(Set exercise) Find all the lines with "that" and gather them.

(Materials provided)
** start **

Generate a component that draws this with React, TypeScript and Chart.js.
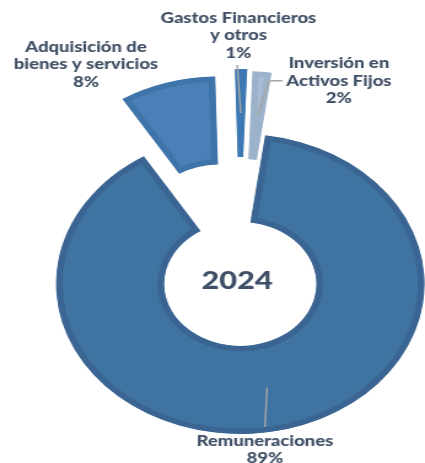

** end **
** start **

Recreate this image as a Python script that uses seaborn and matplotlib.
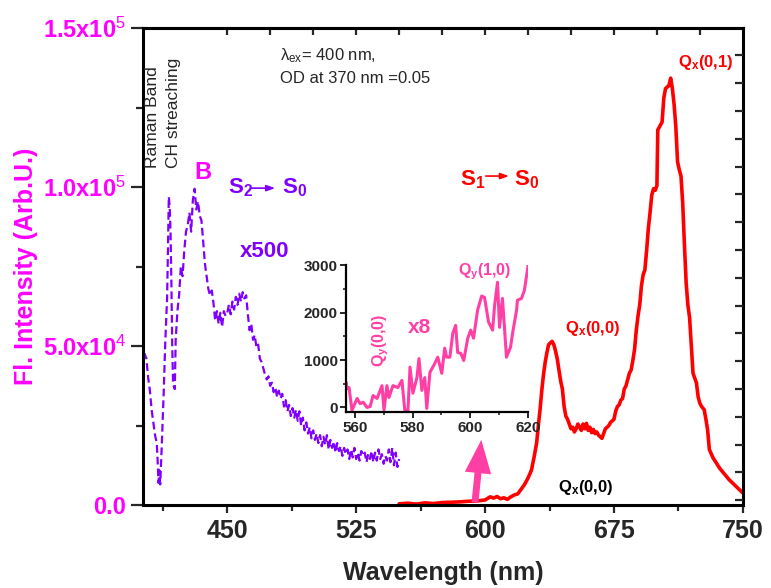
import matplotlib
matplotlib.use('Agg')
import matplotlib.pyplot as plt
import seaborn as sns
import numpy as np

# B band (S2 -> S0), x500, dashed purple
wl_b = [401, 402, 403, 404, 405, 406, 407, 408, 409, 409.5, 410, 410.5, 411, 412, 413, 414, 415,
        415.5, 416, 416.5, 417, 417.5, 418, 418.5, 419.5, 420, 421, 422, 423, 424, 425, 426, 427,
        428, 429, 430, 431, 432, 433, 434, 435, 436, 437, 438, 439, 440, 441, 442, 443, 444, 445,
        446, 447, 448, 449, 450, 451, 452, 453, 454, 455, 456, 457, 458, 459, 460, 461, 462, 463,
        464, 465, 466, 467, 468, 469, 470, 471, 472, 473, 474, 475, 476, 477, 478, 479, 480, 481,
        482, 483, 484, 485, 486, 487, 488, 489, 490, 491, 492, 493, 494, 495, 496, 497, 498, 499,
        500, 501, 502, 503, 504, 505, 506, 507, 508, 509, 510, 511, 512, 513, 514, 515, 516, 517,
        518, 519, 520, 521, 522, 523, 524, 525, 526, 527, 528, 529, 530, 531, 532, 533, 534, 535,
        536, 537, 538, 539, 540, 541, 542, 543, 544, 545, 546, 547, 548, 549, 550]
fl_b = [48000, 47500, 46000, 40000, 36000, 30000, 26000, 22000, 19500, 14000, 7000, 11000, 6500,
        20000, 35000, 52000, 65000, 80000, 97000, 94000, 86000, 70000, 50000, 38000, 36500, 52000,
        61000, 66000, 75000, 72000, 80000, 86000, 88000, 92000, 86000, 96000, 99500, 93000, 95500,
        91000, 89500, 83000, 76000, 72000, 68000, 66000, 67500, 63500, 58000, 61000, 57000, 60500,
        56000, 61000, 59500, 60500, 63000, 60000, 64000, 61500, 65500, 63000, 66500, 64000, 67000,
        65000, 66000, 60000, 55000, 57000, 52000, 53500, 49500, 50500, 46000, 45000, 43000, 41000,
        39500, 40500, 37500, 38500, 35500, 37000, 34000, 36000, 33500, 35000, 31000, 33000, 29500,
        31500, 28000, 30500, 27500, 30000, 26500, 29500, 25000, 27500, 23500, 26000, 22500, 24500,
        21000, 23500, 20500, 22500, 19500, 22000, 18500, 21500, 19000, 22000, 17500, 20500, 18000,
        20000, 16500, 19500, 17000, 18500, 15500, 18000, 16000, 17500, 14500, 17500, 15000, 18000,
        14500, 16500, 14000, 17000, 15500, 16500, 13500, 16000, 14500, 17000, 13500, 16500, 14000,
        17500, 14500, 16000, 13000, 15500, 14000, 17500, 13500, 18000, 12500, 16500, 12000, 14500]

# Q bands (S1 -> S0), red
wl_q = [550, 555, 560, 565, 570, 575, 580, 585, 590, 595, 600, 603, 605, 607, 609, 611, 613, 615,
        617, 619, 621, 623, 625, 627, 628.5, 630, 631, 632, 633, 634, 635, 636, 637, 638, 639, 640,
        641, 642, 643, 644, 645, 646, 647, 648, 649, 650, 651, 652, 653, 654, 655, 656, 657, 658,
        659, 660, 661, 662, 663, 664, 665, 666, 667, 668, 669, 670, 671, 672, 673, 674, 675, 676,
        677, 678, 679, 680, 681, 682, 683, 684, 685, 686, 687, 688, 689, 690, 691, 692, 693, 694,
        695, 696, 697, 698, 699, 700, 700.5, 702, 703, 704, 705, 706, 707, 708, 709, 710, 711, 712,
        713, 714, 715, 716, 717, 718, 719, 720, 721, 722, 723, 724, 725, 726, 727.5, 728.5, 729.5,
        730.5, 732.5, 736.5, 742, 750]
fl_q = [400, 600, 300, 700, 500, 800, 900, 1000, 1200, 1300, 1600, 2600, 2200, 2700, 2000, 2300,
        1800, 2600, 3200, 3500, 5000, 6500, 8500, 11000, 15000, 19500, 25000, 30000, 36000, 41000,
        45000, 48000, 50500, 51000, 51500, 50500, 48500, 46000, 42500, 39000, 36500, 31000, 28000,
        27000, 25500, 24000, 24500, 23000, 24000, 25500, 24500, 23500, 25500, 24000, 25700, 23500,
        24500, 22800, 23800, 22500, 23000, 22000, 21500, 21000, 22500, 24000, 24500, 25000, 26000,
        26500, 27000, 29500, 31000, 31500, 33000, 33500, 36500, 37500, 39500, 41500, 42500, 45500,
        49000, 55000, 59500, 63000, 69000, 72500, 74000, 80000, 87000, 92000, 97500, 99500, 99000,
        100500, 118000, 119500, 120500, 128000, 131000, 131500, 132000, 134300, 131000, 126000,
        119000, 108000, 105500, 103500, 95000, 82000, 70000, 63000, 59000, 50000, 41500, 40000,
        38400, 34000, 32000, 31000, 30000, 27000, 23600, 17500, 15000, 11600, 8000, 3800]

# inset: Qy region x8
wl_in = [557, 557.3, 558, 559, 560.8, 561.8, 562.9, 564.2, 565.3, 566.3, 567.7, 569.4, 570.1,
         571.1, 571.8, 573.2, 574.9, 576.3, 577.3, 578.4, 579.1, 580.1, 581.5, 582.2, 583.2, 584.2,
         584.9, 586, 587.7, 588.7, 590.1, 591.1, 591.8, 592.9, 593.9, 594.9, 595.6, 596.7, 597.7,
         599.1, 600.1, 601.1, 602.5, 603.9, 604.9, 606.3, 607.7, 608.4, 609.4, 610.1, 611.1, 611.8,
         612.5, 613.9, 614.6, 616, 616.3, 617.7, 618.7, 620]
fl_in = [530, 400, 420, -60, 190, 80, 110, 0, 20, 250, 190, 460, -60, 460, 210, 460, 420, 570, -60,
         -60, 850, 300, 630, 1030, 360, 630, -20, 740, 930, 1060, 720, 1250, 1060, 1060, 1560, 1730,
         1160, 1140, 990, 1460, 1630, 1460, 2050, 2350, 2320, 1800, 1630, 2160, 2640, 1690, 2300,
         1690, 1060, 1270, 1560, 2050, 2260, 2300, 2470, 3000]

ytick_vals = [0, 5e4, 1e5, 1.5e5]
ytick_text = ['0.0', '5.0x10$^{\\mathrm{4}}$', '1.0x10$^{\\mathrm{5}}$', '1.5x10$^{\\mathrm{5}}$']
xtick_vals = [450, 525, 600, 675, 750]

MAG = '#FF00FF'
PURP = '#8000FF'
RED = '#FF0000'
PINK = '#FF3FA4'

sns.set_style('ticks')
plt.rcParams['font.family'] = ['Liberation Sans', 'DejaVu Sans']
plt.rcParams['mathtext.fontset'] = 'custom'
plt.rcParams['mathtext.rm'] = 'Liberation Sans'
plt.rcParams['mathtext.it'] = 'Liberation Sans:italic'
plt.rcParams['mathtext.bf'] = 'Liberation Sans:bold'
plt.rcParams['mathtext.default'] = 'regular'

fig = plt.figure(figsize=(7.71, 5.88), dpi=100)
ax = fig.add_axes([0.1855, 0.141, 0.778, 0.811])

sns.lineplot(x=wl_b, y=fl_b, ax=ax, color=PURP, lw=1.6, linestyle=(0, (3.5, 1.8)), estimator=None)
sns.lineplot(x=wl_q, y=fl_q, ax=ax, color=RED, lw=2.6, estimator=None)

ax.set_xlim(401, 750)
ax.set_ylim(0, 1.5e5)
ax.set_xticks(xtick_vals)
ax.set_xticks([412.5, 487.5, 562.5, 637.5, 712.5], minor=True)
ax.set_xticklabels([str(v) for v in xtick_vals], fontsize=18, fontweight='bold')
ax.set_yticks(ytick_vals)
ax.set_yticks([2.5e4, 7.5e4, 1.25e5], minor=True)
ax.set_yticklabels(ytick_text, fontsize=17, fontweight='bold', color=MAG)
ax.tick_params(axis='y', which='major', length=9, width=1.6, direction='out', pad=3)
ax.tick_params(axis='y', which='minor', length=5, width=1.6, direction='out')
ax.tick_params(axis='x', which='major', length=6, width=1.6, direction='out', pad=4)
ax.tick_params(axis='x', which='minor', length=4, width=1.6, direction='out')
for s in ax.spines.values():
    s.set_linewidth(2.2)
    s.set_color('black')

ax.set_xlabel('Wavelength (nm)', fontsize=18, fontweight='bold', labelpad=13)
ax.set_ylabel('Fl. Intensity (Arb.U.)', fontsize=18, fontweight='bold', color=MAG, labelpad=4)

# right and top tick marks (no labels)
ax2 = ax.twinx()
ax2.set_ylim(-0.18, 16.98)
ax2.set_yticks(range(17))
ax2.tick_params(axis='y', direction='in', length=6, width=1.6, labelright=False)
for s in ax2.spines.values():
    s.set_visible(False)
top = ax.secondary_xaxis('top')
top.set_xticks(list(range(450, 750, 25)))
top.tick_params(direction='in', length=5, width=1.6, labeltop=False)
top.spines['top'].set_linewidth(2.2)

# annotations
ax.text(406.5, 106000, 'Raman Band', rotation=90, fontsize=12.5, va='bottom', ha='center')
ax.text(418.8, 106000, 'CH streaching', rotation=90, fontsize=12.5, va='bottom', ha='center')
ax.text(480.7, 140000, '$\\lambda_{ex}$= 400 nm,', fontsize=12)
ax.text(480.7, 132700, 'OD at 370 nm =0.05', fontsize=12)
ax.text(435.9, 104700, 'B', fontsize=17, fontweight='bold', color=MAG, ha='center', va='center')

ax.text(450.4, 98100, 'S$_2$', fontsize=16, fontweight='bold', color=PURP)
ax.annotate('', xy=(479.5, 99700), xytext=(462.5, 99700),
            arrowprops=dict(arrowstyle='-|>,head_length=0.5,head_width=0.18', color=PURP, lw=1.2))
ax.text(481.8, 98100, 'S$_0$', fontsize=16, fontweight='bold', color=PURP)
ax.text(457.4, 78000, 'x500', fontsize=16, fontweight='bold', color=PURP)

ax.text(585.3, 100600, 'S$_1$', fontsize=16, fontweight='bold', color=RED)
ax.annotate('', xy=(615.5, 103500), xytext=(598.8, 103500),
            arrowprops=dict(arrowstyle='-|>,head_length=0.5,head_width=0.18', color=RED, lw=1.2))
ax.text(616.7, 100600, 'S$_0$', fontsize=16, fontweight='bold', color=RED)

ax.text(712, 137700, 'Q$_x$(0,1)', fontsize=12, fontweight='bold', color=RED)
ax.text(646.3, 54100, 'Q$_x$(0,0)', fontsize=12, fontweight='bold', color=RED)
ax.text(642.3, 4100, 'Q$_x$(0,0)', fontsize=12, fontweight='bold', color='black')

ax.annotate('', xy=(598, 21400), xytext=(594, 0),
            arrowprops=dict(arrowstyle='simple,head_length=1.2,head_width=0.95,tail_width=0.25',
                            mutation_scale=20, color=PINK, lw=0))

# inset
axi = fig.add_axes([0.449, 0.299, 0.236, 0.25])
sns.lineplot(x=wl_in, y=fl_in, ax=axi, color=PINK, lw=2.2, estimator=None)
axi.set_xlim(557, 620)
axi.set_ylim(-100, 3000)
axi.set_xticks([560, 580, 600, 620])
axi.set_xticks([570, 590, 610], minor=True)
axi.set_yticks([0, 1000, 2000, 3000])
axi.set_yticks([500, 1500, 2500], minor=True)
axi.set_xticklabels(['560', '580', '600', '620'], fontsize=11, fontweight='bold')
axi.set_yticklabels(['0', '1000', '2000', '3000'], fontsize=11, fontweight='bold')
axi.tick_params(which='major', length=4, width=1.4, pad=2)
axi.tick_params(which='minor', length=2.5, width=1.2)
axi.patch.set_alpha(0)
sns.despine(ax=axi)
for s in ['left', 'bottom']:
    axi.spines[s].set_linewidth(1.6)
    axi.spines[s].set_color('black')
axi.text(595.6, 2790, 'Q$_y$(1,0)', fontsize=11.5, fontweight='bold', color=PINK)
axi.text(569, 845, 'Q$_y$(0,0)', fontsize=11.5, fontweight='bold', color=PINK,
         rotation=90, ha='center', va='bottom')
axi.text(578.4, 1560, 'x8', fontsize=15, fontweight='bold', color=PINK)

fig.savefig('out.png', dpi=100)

** end **

(Correct response)
Generate a component that draws this with React, TypeScript and Chart.js.
Recreate this image as a Python script that uses seaborn and matplotlib.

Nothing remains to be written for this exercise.